= The task =
Keep only those lines of the records that include the string "this".

= Rows from a dataset of charts and code =
_ _ _ _ _

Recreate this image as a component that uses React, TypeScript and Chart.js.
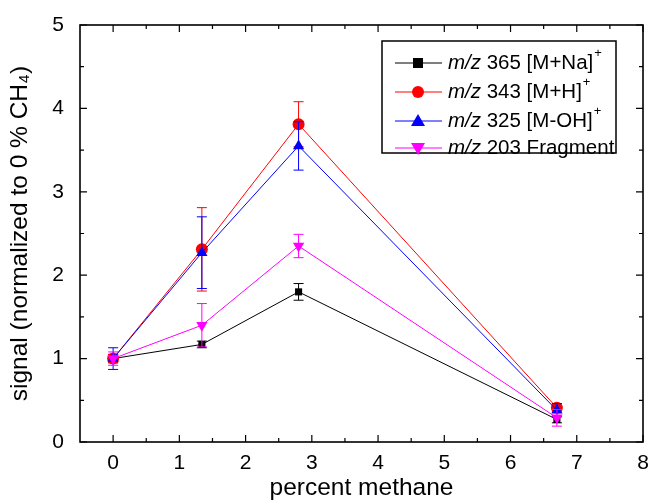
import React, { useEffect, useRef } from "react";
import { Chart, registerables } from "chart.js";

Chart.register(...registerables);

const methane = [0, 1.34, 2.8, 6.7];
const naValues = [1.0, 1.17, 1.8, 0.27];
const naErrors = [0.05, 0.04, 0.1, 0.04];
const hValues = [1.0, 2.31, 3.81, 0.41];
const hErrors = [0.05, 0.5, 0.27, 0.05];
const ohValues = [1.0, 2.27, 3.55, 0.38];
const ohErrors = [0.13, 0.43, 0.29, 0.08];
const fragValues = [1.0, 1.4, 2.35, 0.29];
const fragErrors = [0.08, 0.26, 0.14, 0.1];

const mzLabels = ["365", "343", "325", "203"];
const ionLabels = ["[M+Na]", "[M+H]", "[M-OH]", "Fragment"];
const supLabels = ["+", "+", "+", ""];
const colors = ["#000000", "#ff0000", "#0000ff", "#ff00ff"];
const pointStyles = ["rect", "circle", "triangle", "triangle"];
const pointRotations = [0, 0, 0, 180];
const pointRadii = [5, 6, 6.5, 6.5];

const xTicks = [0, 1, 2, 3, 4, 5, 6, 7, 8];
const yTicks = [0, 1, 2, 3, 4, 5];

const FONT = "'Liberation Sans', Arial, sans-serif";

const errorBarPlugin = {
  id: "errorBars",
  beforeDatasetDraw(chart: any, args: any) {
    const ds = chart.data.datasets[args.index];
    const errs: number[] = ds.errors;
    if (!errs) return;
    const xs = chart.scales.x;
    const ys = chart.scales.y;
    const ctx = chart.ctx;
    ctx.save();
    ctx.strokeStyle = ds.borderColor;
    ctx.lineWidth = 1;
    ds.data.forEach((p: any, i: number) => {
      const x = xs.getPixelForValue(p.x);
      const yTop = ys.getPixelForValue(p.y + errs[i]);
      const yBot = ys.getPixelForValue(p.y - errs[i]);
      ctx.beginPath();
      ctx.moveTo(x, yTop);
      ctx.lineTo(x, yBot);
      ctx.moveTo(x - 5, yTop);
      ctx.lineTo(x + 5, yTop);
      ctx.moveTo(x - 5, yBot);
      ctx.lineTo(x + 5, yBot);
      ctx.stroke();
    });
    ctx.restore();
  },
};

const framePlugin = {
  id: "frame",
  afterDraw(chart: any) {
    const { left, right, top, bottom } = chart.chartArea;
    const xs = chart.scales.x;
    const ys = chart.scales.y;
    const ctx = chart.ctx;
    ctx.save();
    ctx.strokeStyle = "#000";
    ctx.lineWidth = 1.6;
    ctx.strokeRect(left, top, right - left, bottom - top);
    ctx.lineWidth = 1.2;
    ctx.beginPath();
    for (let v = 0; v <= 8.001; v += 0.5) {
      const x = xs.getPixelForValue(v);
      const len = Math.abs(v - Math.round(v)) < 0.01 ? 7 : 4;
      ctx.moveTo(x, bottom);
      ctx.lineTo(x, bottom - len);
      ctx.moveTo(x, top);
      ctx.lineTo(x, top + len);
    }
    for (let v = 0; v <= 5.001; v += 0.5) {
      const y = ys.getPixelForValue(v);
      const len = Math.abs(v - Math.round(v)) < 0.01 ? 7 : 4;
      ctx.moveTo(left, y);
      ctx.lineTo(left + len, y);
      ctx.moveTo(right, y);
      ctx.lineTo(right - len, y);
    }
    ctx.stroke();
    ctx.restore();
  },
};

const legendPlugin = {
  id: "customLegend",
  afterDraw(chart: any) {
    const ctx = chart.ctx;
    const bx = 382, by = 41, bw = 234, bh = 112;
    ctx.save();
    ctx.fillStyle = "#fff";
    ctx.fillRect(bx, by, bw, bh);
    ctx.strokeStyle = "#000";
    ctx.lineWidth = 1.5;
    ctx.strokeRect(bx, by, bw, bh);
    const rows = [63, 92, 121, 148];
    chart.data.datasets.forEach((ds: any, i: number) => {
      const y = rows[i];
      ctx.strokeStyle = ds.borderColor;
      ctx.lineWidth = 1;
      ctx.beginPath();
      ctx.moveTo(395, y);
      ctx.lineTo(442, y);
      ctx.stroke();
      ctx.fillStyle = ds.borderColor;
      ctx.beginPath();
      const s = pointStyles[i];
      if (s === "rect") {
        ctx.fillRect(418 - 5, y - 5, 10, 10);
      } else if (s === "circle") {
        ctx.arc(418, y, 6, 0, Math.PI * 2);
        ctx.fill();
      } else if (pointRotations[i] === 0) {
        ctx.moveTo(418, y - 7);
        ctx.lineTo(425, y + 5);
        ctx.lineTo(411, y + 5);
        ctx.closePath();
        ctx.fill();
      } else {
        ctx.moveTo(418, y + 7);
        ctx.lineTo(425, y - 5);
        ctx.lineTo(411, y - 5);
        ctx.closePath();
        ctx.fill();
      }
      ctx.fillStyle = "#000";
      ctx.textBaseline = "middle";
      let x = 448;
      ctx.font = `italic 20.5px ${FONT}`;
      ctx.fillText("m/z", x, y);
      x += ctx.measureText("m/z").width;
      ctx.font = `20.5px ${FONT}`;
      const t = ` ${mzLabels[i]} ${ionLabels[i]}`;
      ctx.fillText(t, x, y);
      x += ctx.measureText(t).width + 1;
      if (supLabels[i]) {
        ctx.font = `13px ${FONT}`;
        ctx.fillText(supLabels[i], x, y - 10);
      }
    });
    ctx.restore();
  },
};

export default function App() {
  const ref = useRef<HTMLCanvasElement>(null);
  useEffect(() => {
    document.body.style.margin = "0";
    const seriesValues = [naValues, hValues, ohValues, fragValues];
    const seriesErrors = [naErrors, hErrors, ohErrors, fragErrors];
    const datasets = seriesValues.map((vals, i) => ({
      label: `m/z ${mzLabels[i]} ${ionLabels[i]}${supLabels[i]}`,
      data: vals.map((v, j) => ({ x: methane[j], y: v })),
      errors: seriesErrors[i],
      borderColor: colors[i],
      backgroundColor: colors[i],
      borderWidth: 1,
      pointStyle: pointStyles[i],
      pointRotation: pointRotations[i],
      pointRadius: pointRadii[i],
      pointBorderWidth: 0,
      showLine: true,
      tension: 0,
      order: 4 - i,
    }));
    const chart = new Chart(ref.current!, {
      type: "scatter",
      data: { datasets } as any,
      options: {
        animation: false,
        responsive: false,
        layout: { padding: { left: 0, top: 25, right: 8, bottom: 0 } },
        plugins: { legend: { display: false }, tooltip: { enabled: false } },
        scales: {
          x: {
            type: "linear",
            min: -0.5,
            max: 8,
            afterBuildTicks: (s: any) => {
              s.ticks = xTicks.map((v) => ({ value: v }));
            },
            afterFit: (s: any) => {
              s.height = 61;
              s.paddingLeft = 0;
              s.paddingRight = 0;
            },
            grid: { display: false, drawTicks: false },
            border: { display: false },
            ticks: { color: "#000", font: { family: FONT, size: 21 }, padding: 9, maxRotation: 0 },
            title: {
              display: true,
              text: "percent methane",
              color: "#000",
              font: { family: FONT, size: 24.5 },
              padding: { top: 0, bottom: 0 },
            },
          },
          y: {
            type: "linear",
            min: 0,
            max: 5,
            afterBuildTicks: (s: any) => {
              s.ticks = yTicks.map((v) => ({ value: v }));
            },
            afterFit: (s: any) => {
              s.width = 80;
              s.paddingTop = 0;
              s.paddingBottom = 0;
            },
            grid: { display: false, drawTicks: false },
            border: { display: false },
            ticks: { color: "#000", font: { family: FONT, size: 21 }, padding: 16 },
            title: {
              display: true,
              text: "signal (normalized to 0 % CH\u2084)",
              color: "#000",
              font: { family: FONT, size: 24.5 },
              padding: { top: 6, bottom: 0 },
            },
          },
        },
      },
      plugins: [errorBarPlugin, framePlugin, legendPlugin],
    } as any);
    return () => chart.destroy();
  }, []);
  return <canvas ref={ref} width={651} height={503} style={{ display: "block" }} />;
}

_ _ _ _ _

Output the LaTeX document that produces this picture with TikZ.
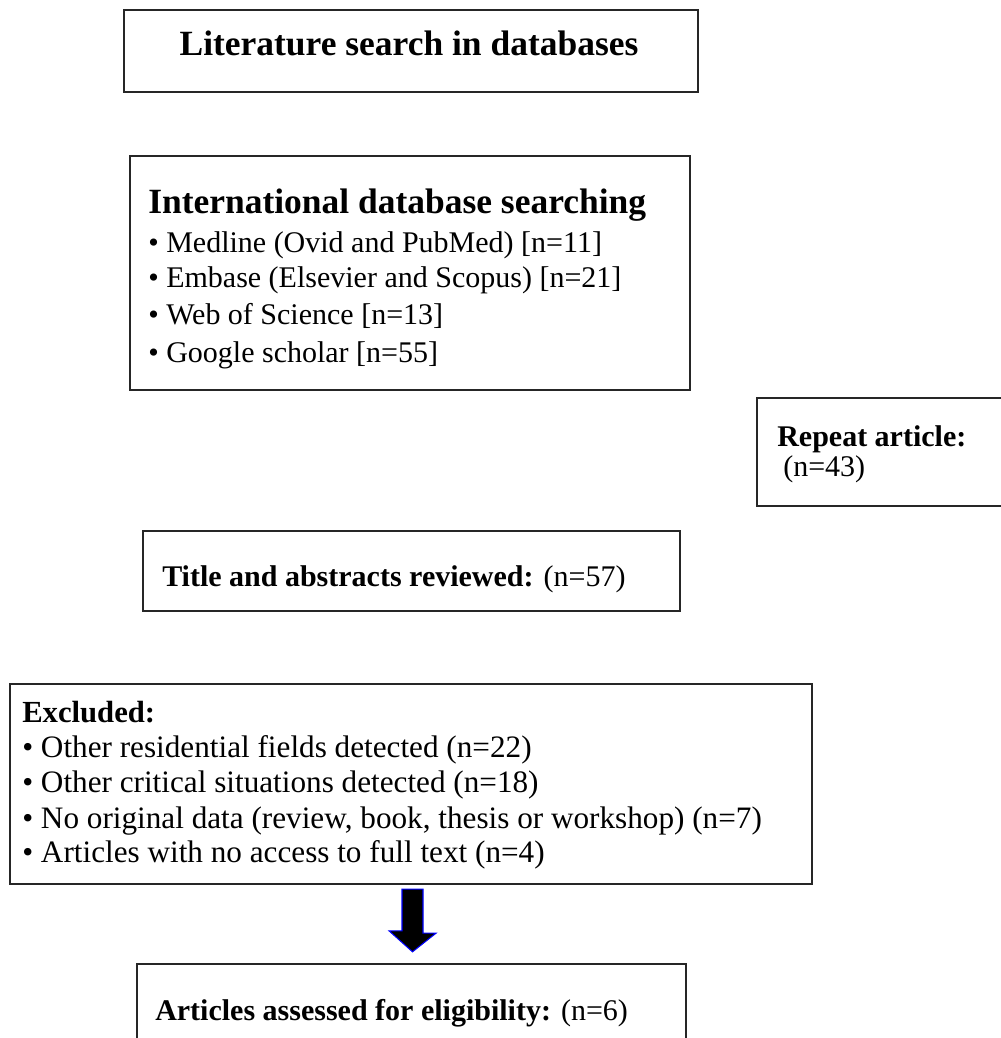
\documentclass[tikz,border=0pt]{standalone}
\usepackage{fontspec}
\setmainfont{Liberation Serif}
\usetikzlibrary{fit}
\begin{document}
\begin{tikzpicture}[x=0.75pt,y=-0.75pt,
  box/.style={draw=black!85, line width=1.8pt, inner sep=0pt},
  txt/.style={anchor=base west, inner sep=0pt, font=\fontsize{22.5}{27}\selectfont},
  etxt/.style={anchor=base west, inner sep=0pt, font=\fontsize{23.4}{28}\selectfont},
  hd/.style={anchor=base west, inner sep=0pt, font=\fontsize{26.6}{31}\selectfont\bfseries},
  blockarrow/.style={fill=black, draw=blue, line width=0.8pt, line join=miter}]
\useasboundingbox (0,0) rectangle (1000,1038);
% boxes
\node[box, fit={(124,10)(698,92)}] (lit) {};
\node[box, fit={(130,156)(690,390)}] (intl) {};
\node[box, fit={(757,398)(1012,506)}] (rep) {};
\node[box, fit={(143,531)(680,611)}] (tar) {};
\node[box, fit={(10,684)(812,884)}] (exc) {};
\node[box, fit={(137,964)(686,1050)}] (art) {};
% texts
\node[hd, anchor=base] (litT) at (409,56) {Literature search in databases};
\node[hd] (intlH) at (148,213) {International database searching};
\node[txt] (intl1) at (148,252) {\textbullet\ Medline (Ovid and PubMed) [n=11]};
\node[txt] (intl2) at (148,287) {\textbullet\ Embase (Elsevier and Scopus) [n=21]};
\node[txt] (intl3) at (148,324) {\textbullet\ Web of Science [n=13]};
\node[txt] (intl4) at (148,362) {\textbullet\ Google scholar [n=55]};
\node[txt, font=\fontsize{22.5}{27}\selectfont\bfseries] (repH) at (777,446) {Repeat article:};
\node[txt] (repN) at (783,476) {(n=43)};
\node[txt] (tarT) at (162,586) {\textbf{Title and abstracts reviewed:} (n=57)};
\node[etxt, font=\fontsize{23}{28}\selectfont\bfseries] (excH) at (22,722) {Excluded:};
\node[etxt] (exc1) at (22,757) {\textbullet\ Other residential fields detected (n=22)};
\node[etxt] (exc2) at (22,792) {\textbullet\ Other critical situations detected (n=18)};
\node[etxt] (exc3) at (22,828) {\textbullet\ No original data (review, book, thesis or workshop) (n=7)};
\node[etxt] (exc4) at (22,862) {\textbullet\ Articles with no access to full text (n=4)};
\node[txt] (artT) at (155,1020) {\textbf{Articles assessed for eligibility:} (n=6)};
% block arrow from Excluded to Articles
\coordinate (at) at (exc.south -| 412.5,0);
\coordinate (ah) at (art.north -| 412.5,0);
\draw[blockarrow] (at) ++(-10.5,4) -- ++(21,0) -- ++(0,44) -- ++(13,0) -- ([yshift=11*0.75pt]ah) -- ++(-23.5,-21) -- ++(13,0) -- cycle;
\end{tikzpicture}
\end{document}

_ _ _ _ _

= Solution =
Recreate this image as a component that uses React, TypeScript and Chart.js.
Output the LaTeX document that produces this picture with TikZ.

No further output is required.